I saw a truly lovely VT in a store the other day, clearly bred a decentish breeder for fin size/colour and he was healthy... fins like ship sails and a true solid red, no blue wash at all. So lovely!

Beside him were some mass-bred VT's, weedy fish with skinny bodies, poor fins, lovely colours but.. so weedy... not a patch on the big red fellow. And it was obvious to me that the big red guy was a far different and better stock. I have also seen dragonscale VT's there, same thing, big healthy attractive fish.. and put them next to the little mill-bred VT's and I know what I'd choose.

I do think there's a need for some good quality pet store stock, to give people a choice not to buy mill bred fish... and all the problems they tend to have.


----------



## LittleBettaFish (Oct 2, 2010)

I always think VTs are more impressive than HMs when bred well as they are usually able to carry a fair amount of finnage without looking like a sinking ship. 

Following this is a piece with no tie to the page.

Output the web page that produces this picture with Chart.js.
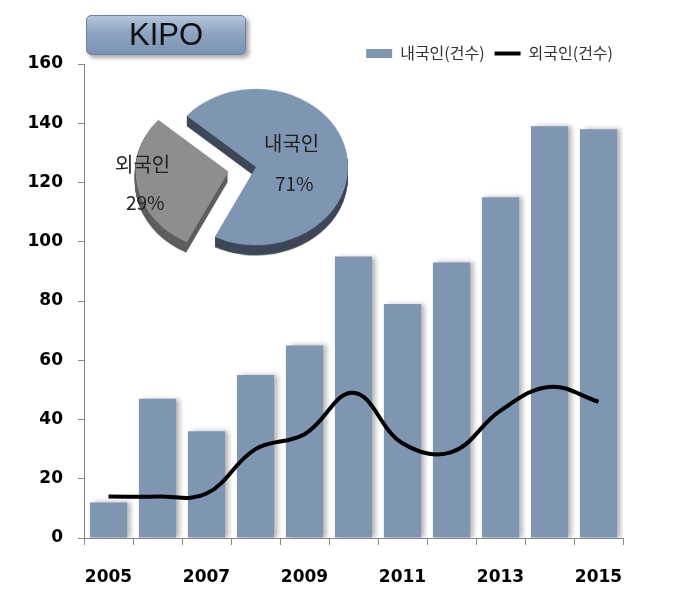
<!DOCTYPE html>
<html><head><meta charset="utf-8">
<script src="https://cdn.jsdelivr.net/npm/chart.js@4"></script>
<style>
html,body{margin:0;padding:0;background:#fff;}
#wrap{position:relative;width:695px;height:596px;overflow:hidden;background:#fff;}
#main{position:absolute;left:0;top:0;}
#title{position:absolute;left:86px;top:15px;width:158px;height:38px;border-radius:5px;
 background:linear-gradient(#b4c5dc,#8ea4c2 45%,#7b92b2);border:1px solid #6d829f;
 box-shadow:3px 3px 4px rgba(0,0,0,0.35);font:31px "Liberation Sans",Arial,sans-serif;color:#111;
 text-align:center;line-height:38px;}
#pie{position:absolute;left:116px;top:27px;transform:scaleY(0.85);transform-origin:center center;}
.pl{position:absolute;font-family:"Noto Sans CJK KR",sans-serif;color:#222;line-height:1;white-space:nowrap;}
</style></head>
<body><div id="wrap">
<canvas id="main" width="695" height="596"></canvas>
<div id="title">KIPO</div>
<canvas id="pie" width="280" height="280"></canvas>
<div class="pl" style="left:264px;top:133px;font-size:20px">내국인</div>
<div class="pl" style="left:275px;top:173px;font-size:19px">71%</div>
<div class="pl" style="left:115px;top:154px;font-size:20px">외국인</div>
<div class="pl" style="left:126px;top:192px;font-size:19px">29%</div>
</div>
<script>
const years = ['2005','2006','2007','2008','2009','2010','2011','2012','2013','2014','2015'];
const domestic = [12, 47, 36, 55, 65, 95, 79, 93, 115, 139, 138];
const foreign = [14, 14, 15, 30, 35, 49, 32, 29, 43, 51, 46];
const seriesNames = ['내국인(건수)', '외국인(건수)'];
const yMin = 0, yMax = 160, yStep = 20;
const pieLabels = ['내국인', '외국인'];
const pieValues = [71, 29];

const tickFont = {family:'DejaVu Sans', size:17, weight:'bold'};

const barShadow = {
  id:'barShadow',
  beforeDatasetDraw(chart,args){
    if(chart.data.datasets[args.index].type==='bar'){
      const c=chart.ctx; c.save();
      c.shadowColor='rgba(0,0,0,0.3)'; c.shadowBlur=5; c.shadowOffsetX=4; c.shadowOffsetY=0;
    }
  },
  afterDatasetDraw(chart,args){
    if(chart.data.datasets[args.index].type==='bar'){ chart.ctx.restore(); }
  }
};

const legendFit = {
  id:'legendFit',
  beforeUpdate(chart){
    const lg = chart.legend;
    if(lg && !lg._patched){
      const f = lg.fit;
      lg.fit = function(){ f.call(this); this.height = 28.6; };
      lg._patched = true;
    }
  }
};

const mainChart = new Chart(document.getElementById('main'), {
  type:'bar',
  data:{
    labels: years,
    datasets:[
      {type:'line', label:seriesNames[1], data:foreign, borderColor:'#000', backgroundColor:'#000',
       borderWidth:4, pointRadius:0, tension:0.4, fill:false, order:0},
      {type:'bar', label:seriesNames[0], data:domestic, backgroundColor:'#7F96B2',
       barPercentage:0.76, categoryPercentage:1, order:1}
    ]
  },
  options:{
    responsive:false, animation:false, devicePixelRatio:1,
    layout:{padding:{top:35.4, left:27.5, right:72, bottom:10}},
    plugins:{
      tooltip:{enabled:false},
      legend:{
        position:'top', align:'end',
        labels:{
          usePointStyle:true, pointStyleWidth:26, boxHeight:9, padding:10,
          color:'#333', font:{family:'Noto Sans CJK KR', size:16},
          generateLabels(chart){
            const ds = chart.data.datasets;
            return [
              {text:ds[1].label, fillStyle:ds[1].backgroundColor, strokeStyle:ds[1].backgroundColor, lineWidth:0,
               pointStyle:'rect', datasetIndex:1, hidden:false, fontColor:'#333'},
              {text:ds[0].label, fillStyle:'#000', strokeStyle:'#000', lineWidth:4,
               pointStyle:'line', datasetIndex:0, hidden:false, fontColor:'#333'}
            ];
          }
        }
      }
    },
    scales:{
      x:{
        afterFit(s){ s.height = 48; },
        grid:{offset:true, drawOnChartArea:false, tickLength:7, color:'#888'},
        border:{display:true, color:'#888'},
        ticks:{autoSkip:false, maxRotation:0, padding:22, color:'#000', font:tickFont,
          callback:function(v,i){ return i%2===0 ? this.getLabelForValue(v) : ''; }}
      },
      y:{
        afterFit(s){ s.width = 56.5; },
        min:yMin, max:yMax,
        grid:{drawOnChartArea:false, tickLength:6, color:'#888'},
        border:{display:true, color:'#888'},
        ticks:{stepSize:yStep, padding:15, color:'#000', font:tickFont}
      }
    }
  },
  plugins:[barShadow, legendFit]
});

const depth = 12;
const pieDepth = {
  id:'pieDepth',
  beforeDatasetsDraw(chart){
    const ctx = chart.ctx;
    const meta = chart.getDatasetMeta(0);
    const sides = ['#3d4756','#5e5e5e'];
    meta.data.forEach((arc,i)=>{
      const p = arc.getProps(['x','y','startAngle','endAngle','outerRadius'], true);
      const off = (arc.options.offset||0)/4;
      const mid = (p.startAngle+p.endAngle)/2;
      const circ = p.endAngle-p.startAngle;
      const fix = 1-Math.sin(Math.min(Math.PI, circ));
      const t = off*(1+fix);
      const cx = p.x+Math.cos(mid)*t, cy = p.y+Math.sin(mid)*t;
      ctx.save();
      ctx.fillStyle = sides[i];
      for(let k=depth;k>=1;k--){
        ctx.beginPath();
        ctx.moveTo(cx, cy+k);
        ctx.arc(cx, cy+k, p.outerRadius+off*fix, p.startAngle, p.endAngle);
        ctx.closePath();
        ctx.fill();
      }
      ctx.restore();
    });
  }
};

const pieChart = new Chart(document.getElementById('pie'), {
  type:'pie',
  data:{labels:pieLabels, datasets:[{data:pieValues, backgroundColor:['#7F96B2','#8E8E8E'],
    borderWidth:0, offset:[0,112], radius:92, rotation:311}]},
  options:{responsive:false, animation:false, devicePixelRatio:1, radius:92, rotation:311,
    layout:{padding:0},
    plugins:{legend:{display:false}, tooltip:{enabled:false}}},
  plugins:[pieDepth]
});
</script>
</body></html>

I was actually playing with the idea of breeding some fancy marble VTs. Just the question of finding the right pair to start with.

Over here there is not so much discrimination against their breeding, as good bettas of any tail type are rare and things like HMs etc. are quite expensive (think $30 for a fish that would be described as a Super delta at best). 

Jodi-Lea one of Australia's main suppliers of bettas gets in some cracker VTs. Like this boy for example:

http://www.youtube.com/watch?v=HADPTkzyvgw&feature=plcp


----------



## tpocicat (Aug 8, 2011)

WOW he is a real beauty! Nothing wrong with him.


----------



## MrVampire181 (May 12, 2009)

VT are only good to get that hardiness into your lines. Other than that I will not breed them. It's difficult enough to rid the trait.


----------



## Hallyx (Jun 11, 2011)

If all VTs were of the caliber of these two, I think we wouldn't be having this discussion.

AquaBid.com - Item # fwbettasvt1343807800 - Orange Butterfly Veiltails - Ends: Wed Aug 1 2012 - 02:56:40 AM CDT

AquaBid.com - Item # fwbettasvt1343807587 - Fantacy Veiltails - Ends: Wed Aug 1 2012 - 02:53:07 AM CDT


----------



## tpocicat (Aug 8, 2011)

I especially like the first one. What beauties!


----------



## VictorP (Jun 5, 2012)

I like the one Jodi-Lea had in LittleBettaFishs' link.


----------